287: Number of government security papers forged by the Ardhi House syndicate arrested in April 2025. Ministry of Lands employees were among those charged.
80%: Proportion of Kenya land fraud that Justice Oscar Angote of the ELC attributed to Ministry of Lands officials, stated in May 2025.
Implication for buyers: Fraud in Kenya's land market is systemic, not marginal. The involvement of registry officials means that even "official" documents and searches cannot be fully trusted without independent corroboration. Verification from outside the registry system is the only genuinely independent check.
The SACCO Sector
KSh 845.11 billion: Gross SACCO loan portfolio (SASRA Annual Report 2024).
KSh 137.1 billion: Land and housing advances as a subset of the above. This is 25.26% of the total sector loan book.

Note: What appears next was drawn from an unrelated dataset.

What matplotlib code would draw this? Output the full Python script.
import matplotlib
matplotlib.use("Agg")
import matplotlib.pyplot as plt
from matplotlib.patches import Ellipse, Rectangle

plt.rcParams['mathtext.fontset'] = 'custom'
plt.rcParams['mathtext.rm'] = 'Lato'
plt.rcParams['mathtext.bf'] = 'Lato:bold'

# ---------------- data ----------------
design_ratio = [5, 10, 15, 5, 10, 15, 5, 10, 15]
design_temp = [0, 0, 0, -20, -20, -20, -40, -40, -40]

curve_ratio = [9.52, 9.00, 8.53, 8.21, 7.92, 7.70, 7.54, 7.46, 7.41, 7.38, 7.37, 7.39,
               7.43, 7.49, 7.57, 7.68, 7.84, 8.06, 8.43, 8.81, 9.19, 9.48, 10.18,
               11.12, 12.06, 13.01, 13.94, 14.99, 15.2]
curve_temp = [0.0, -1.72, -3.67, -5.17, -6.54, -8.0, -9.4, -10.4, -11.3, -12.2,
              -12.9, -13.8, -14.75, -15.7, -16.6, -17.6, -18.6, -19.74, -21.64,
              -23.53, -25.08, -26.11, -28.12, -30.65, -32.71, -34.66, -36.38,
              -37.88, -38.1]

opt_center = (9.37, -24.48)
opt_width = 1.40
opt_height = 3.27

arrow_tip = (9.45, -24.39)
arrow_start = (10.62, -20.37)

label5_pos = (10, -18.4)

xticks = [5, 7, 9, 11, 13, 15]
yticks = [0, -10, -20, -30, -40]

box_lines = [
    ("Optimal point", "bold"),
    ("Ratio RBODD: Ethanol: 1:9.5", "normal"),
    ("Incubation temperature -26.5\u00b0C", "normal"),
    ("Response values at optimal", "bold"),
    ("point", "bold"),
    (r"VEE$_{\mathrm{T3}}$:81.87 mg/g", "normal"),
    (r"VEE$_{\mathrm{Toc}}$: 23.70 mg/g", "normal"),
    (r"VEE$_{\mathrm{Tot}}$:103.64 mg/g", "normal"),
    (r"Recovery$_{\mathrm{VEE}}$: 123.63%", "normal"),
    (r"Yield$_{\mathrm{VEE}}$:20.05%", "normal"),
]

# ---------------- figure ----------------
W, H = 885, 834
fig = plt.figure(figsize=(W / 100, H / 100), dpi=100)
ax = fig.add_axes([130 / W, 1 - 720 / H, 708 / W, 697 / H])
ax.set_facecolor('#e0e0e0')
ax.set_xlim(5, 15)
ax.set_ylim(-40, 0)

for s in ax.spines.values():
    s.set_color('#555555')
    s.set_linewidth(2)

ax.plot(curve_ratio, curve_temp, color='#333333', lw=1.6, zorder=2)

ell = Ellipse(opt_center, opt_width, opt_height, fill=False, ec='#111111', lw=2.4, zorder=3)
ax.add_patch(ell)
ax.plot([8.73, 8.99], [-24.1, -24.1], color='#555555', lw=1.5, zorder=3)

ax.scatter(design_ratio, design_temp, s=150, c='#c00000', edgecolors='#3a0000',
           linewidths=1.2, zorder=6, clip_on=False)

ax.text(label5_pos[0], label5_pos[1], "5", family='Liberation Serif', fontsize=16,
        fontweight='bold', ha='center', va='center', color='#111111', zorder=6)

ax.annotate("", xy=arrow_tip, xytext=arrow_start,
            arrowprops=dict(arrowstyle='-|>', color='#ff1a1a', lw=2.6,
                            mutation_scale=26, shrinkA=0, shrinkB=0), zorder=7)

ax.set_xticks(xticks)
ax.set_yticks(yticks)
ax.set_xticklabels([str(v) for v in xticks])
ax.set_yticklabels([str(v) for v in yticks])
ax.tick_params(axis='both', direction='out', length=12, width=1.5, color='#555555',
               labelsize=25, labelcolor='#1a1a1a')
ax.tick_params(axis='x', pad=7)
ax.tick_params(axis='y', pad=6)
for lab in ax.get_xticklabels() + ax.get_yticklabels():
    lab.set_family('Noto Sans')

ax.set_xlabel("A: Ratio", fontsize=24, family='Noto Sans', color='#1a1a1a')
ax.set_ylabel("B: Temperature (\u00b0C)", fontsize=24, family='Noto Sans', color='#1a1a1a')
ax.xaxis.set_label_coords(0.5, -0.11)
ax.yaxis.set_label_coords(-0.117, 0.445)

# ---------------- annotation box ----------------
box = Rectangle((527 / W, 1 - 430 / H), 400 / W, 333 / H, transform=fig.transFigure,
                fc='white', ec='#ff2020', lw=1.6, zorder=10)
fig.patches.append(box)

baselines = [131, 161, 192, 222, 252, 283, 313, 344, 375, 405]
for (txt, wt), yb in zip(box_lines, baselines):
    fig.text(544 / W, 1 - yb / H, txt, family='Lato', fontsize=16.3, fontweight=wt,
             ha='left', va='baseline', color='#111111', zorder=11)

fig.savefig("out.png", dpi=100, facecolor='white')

8.39%: Sector-wide NPL rate (SASRA 2024).
18.69%: NPL rate for agriculture-based SACCOs specifically.
KSh 12.5-13.3 billion: Estimated losses in the KUSCCO fraud scandal (2024 data).
Implication for SACCOs: The sector carries significant land-secured exposure with documented NPL pressure in specific sub-sectors. The quality of collateral documentation directly affects how much of the KSh 137 billion is genuinely protected in enforcement scenarios.
The Legal Shift
April 11, 2025: Date of the Supreme Court's Sehmi v Tarabana ruling. Kenya's most significant property law decision in a generation.
April 21, 2023: Date of the Supreme Court's Dina Management ruling, establishing that official searches do not check root of title.
February 2024: Kenya's FATF grey-listing date.
June 20, 2025: POCAMLA 2025 signing date.
March 2026: FRC DNFBP compliance deadline.
Implication for professionals: The legal environment for Kenya property has changed more rapidly in 2023-2025 than in the previous decade. Advocates, SACCOs, and property professionals operating under pre-Sehmi assumptions about what due diligence requires are exposed to professional liability and regulatory risk.
Corridor Price Dynamics
Precise parcel-level price data for Kenya is not uniformly published, but general indicators are:
Nairobi prime residential: Values in Karen, Lavington, Runda, and Muthaiga are at all-time highs in KSh terms.
Peri-urban Kiambu: Ruaka, Kikuyu, and Thika Road corridor properties have appreciated significantly, driven by the Northern Bypass and Thika Superhighway.
SGR corridor (Machakos/Mavoko, Kajiado): Syokimau and Athi River have priced in significant SGR premium. Areas further from stations remain lower and more speculative.
Coastal (Kwale/Kilifi): Diani and Watamu premium properties continue to attract international buyer interest.
Implication for buyers: The corridors with the highest price appreciation are also the corridors with the highest fraud activity. The relationship is direct: high prices attract fraudsters. Independent verification is proportionally more important in high-value corridors.
What This Data Means Together
The Kenya property market is:
Large and growing, with significant diaspora capital flows.
Systemically exposed to fraud, with documented institutional complicity.
Undergoing rapid legal change driven by Supreme Court rulings and FATF compliance requirements.
Heavily dependent on SACCO credit with significant land-collateral exposure.
For buyers, investors, and SACCO credit managers, these conditions make independent, physical verification more valuable in 2025 than at any prior point. The combination of high prices, documented fraud, and legal shifts means that the cost of inadequate verification is higher than it has ever been.
This article is for general information only. It does not constitute investment advice or legal advice. Consult a qualified Kenya advocate before any property transaction.